Goal of the exercise. Starting at the line that contains "Give me the matplotlib source for this chart.", reproduce each line exactly up to and including the line that contains "ax2 = ax.twinx()". Reproduce nothing else.

Provided records.
/---
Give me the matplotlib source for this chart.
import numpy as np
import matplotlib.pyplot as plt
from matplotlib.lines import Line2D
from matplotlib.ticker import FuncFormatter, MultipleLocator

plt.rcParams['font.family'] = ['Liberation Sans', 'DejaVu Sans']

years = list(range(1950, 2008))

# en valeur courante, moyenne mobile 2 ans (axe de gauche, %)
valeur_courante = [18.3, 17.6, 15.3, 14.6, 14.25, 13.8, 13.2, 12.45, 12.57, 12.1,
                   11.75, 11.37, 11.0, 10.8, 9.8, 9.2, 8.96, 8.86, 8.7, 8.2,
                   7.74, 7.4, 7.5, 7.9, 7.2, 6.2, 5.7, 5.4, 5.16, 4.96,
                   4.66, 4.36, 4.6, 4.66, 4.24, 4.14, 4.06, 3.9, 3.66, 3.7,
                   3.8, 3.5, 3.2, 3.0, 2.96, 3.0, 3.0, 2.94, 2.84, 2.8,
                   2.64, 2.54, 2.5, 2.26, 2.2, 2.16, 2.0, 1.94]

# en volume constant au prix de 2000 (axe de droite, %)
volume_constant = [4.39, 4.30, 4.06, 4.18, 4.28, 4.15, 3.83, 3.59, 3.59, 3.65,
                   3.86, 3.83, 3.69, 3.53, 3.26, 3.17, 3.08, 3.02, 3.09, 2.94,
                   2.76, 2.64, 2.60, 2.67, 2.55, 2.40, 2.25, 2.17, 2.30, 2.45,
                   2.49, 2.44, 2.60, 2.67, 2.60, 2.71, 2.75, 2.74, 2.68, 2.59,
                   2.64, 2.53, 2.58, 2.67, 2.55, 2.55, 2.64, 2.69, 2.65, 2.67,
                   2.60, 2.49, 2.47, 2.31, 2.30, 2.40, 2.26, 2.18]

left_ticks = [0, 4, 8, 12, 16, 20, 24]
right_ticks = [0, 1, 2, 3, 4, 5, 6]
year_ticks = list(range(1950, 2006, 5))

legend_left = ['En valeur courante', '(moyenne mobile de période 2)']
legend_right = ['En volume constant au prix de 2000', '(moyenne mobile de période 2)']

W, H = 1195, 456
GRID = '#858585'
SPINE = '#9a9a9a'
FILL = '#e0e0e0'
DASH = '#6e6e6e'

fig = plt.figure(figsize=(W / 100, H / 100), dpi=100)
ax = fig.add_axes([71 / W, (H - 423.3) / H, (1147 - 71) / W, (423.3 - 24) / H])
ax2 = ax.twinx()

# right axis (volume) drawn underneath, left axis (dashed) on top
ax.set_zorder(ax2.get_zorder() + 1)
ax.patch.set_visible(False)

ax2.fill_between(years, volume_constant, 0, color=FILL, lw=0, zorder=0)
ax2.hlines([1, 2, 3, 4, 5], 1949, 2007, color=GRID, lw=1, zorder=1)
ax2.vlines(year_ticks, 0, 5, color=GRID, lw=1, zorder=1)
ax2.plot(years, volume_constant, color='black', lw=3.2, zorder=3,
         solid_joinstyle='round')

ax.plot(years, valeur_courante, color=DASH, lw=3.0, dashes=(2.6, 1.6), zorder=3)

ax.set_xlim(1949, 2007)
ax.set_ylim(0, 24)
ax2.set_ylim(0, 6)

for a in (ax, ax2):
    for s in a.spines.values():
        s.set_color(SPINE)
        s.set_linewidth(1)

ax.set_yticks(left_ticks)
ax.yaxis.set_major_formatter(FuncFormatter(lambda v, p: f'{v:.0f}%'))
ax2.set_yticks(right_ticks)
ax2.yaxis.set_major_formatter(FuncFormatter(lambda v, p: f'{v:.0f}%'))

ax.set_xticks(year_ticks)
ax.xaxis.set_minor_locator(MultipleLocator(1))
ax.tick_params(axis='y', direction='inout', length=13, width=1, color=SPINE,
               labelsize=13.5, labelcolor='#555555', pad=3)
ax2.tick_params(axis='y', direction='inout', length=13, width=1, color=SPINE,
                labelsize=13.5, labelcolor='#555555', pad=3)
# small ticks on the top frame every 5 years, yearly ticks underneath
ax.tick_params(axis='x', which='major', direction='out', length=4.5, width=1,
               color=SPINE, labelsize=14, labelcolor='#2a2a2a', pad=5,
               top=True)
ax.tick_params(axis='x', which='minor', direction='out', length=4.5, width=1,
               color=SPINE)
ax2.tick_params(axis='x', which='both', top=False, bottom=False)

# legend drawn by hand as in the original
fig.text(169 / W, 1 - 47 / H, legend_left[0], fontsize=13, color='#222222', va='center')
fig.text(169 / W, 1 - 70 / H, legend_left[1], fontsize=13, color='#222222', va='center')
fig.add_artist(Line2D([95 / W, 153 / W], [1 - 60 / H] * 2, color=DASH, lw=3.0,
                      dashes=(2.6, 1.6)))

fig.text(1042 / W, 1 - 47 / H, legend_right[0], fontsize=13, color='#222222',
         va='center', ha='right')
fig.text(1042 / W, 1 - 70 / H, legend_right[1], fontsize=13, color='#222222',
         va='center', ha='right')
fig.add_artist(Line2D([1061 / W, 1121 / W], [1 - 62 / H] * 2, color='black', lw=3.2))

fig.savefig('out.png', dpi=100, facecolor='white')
\---
/---
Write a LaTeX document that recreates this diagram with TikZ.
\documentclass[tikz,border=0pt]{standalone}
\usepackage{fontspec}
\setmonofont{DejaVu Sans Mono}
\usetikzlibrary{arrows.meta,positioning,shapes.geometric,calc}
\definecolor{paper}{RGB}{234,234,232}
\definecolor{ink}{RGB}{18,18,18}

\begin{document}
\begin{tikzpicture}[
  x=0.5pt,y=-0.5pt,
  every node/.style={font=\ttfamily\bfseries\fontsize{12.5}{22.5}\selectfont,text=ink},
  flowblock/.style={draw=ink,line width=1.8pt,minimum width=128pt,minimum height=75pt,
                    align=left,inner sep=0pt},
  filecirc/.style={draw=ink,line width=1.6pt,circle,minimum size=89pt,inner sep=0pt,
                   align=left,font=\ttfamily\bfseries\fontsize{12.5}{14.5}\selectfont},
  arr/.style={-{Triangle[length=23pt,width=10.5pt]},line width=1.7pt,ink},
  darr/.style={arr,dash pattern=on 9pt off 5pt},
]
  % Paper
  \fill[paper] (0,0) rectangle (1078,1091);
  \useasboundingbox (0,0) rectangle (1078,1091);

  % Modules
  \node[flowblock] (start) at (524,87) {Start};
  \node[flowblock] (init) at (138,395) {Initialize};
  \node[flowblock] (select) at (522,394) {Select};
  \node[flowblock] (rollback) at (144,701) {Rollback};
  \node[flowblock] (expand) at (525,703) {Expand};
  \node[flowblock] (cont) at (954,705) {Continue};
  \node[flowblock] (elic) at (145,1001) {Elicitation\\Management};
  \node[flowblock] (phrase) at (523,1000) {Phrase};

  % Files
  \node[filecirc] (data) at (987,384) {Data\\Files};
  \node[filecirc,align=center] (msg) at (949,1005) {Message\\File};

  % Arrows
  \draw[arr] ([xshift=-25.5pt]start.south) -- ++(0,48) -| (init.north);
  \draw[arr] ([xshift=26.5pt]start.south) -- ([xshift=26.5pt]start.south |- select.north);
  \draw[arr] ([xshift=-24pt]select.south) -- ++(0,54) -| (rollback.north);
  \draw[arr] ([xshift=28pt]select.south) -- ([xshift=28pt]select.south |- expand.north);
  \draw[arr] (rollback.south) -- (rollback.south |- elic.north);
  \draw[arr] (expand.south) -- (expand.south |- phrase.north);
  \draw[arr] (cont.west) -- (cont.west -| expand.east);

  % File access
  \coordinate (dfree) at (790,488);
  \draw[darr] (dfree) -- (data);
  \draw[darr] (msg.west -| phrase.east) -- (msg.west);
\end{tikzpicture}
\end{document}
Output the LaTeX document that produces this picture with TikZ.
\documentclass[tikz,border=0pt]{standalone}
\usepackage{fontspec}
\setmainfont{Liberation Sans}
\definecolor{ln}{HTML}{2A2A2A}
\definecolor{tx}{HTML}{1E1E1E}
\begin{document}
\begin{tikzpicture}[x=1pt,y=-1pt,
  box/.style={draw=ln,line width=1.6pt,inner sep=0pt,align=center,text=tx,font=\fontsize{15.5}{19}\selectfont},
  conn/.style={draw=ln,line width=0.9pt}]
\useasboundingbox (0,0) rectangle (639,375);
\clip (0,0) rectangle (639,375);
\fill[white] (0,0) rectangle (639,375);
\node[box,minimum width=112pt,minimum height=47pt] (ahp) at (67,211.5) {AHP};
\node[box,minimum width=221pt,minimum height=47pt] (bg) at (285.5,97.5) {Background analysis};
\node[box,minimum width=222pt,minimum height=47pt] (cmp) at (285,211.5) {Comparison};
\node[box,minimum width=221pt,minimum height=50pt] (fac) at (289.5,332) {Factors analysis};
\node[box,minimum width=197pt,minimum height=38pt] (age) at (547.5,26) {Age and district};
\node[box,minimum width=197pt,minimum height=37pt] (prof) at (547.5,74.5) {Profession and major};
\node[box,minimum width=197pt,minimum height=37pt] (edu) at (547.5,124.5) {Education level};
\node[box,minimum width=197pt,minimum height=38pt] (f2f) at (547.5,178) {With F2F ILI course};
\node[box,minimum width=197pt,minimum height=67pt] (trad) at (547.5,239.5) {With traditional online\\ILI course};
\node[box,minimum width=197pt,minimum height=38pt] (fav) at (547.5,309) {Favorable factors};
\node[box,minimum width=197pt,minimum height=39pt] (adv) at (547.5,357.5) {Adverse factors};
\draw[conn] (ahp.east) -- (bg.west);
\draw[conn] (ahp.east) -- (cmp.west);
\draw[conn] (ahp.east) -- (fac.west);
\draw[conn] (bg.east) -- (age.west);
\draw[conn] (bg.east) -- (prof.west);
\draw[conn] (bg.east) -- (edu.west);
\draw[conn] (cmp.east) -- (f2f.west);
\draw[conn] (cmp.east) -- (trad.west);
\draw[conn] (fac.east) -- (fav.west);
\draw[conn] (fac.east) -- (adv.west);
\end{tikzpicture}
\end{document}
\---
/---
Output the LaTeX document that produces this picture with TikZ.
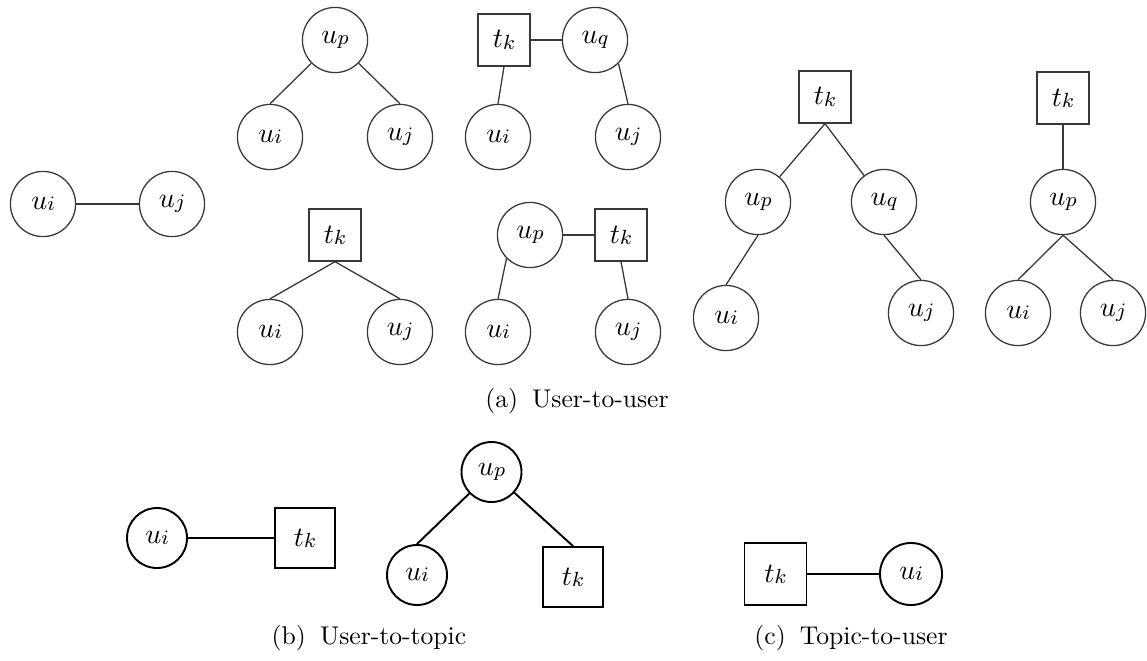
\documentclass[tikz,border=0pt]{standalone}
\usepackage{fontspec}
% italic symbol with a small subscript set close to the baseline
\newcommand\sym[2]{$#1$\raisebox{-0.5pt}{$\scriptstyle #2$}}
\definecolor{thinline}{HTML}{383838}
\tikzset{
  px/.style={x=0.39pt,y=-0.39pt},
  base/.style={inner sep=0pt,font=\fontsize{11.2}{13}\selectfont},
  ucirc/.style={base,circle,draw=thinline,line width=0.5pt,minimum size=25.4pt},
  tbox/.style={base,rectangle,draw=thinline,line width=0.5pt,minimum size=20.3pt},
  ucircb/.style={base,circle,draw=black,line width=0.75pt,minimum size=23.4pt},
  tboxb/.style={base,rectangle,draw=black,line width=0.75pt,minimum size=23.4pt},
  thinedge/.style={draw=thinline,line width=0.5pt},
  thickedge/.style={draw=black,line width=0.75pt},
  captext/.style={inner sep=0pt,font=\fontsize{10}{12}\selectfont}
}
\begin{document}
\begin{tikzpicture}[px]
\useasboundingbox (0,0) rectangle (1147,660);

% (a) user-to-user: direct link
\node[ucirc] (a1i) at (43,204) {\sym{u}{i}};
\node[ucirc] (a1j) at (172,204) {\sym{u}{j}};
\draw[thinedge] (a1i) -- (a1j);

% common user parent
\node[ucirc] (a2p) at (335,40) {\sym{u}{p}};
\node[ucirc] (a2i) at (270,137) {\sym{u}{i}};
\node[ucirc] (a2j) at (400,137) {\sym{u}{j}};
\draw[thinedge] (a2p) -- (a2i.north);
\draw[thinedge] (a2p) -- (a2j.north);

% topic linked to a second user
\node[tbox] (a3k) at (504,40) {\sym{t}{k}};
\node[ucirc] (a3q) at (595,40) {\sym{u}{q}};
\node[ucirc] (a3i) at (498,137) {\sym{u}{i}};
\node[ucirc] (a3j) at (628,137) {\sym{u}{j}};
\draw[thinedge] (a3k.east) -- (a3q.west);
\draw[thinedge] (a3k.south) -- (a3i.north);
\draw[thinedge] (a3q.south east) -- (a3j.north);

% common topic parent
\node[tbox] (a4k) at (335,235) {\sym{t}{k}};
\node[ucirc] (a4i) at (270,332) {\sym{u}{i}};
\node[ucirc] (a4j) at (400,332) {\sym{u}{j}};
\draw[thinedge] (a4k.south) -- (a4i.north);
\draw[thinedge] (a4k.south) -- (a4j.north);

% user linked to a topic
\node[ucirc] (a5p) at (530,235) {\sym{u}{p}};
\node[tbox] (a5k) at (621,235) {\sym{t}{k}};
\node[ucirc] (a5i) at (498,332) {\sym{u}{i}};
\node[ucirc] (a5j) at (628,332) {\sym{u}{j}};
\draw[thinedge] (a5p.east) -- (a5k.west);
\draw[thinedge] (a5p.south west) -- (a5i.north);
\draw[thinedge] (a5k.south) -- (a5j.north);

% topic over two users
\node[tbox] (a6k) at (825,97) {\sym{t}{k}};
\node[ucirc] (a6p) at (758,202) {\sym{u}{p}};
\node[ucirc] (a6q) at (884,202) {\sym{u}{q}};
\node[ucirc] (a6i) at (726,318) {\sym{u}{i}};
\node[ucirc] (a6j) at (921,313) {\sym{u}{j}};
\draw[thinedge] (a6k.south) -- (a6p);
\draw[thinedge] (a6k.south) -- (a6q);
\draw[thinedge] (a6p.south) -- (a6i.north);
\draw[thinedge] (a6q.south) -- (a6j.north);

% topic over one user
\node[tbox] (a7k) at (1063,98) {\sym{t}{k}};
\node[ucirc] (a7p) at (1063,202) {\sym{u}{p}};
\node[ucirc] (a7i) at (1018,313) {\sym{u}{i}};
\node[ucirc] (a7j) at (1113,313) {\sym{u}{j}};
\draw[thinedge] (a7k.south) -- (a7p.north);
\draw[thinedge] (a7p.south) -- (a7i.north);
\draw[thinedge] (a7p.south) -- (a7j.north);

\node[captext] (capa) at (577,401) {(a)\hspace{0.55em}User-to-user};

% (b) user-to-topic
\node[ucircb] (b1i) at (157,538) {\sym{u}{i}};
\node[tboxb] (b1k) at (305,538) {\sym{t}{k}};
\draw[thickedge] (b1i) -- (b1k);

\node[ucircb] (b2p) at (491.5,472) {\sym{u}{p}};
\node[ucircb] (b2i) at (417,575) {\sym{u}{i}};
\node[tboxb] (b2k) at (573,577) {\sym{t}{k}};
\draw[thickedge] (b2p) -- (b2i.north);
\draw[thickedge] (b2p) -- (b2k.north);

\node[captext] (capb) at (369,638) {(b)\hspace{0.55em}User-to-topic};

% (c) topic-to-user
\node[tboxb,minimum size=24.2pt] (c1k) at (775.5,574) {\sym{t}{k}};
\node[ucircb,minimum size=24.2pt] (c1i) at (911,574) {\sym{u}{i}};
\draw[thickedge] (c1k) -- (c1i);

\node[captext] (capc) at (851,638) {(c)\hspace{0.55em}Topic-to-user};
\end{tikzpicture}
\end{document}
\---
Output of the exercise.
Give me the matplotlib source for this chart.
import numpy as np
import matplotlib.pyplot as plt
from matplotlib.lines import Line2D
from matplotlib.ticker import FuncFormatter, MultipleLocator

plt.rcParams['font.family'] = ['Liberation Sans', 'DejaVu Sans']

years = list(range(1950, 2008))

# en valeur courante, moyenne mobile 2 ans (axe de gauche, %)
valeur_courante = [18.3, 17.6, 15.3, 14.6, 14.25, 13.8, 13.2, 12.45, 12.57, 12.1,
                   11.75, 11.37, 11.0, 10.8, 9.8, 9.2, 8.96, 8.86, 8.7, 8.2,
                   7.74, 7.4, 7.5, 7.9, 7.2, 6.2, 5.7, 5.4, 5.16, 4.96,
                   4.66, 4.36, 4.6, 4.66, 4.24, 4.14, 4.06, 3.9, 3.66, 3.7,
                   3.8, 3.5, 3.2, 3.0, 2.96, 3.0, 3.0, 2.94, 2.84, 2.8,
                   2.64, 2.54, 2.5, 2.26, 2.2, 2.16, 2.0, 1.94]

# en volume constant au prix de 2000 (axe de droite, %)
volume_constant = [4.39, 4.30, 4.06, 4.18, 4.28, 4.15, 3.83, 3.59, 3.59, 3.65,
                   3.86, 3.83, 3.69, 3.53, 3.26, 3.17, 3.08, 3.02, 3.09, 2.94,
                   2.76, 2.64, 2.60, 2.67, 2.55, 2.40, 2.25, 2.17, 2.30, 2.45,
                   2.49, 2.44, 2.60, 2.67, 2.60, 2.71, 2.75, 2.74, 2.68, 2.59,
                   2.64, 2.53, 2.58, 2.67, 2.55, 2.55, 2.64, 2.69, 2.65, 2.67,
                   2.60, 2.49, 2.47, 2.31, 2.30, 2.40, 2.26, 2.18]

left_ticks = [0, 4, 8, 12, 16, 20, 24]
right_ticks = [0, 1, 2, 3, 4, 5, 6]
year_ticks = list(range(1950, 2006, 5))

legend_left = ['En valeur courante', '(moyenne mobile de période 2)']
legend_right = ['En volume constant au prix de 2000', '(moyenne mobile de période 2)']

W, H = 1195, 456
GRID = '#858585'
SPINE = '#9a9a9a'
FILL = '#e0e0e0'
DASH = '#6e6e6e'

fig = plt.figure(figsize=(W / 100, H / 100), dpi=100)
ax = fig.add_axes([71 / W, (H - 423.3) / H, (1147 - 71) / W, (423.3 - 24) / H])
ax2 = ax.twinx()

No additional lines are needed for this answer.